Every agent framework we evaluated in early 2024 made the same mistake. They optimized for the demo, not for the deployment.
You could spin up a chain in five lines of Python and get a compelling terminal recording. But the moment you needed retries, persistent memory across sessions, multi-model routing, cost controls, or any kind of observability — you were on your own.
The gap we kept hitting
We were building an internal invoice auditing agent at a fintech company. The happy path worked in a weekend. The production path took four months.

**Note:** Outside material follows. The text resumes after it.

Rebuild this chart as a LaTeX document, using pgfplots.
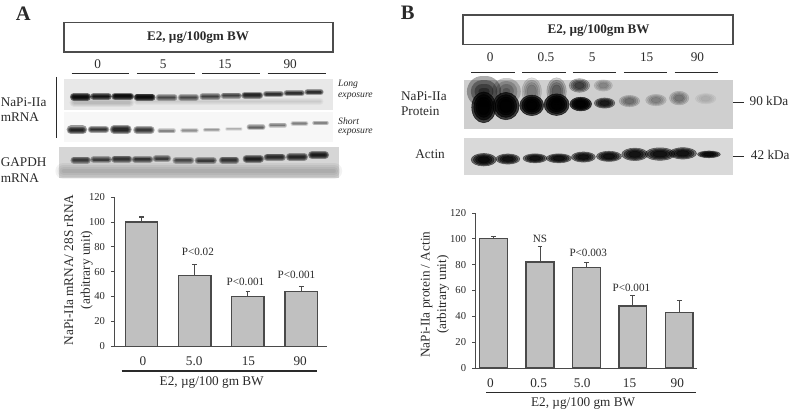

We needed the agent to fail gracefully when Stripe rate-limited us. We needed it to remember context from a previous audit session. We needed to route expensive reasoning to GPT-5 and simple extraction to a smaller model. We needed traces so we could debug why the agent hallucinated a tool call at 3am on a Tuesday.
None of the existing frameworks handled this. They gave us the first 20% and left us to build the remaining 80% from scratch.
What we decided to build
Agentkit is the 80% that nobody else ships. It is a framework built around six primitives that every production agent needs:
Runtime — stateful execution with retries, interrupts, and human-in-the-loop validation. Not just a loop that calls an LLM.
Tools — a typed tool system with 40 pre-built integrations and a custom tool API that generates schemas from your TypeScript types.
Memory — persistent context that survives across runs, sessions, and users. Vector search and structured state, handled without a separate database.
Models — multi-model routing that picks the right model per task, fails over automatically, and optimizes cost without code changes.
Trace — full observability for every run. Every thought, tool call, and token logged. Replay any execution and debug failures.
Trust — SOC 2 Type II, GDPR, and on-prem deployment. Granular role-based access and full audit logs.
Why a framework, not a platform
We thought hard about building a managed platform from day one. We decided against it for a simple reason: developers do not trust black boxes with their agent logic.
Agentkit runs in your infrastructure. You own the code. You own the data. You can read every line of the runtime because the core is open source.
The cloud offering exists for teams who want managed infrastructure, but it is optional. The framework stands alone.
Where we are now
Agentkit runs over 1.2 million agent executions per month across 500 teams. Average cost per run is $0.34. P50 latency is 1.4 seconds. Error rate is 0.02%.
We are just getting started. The gap between demo agents and production agents is still enormous, and we intend to close it.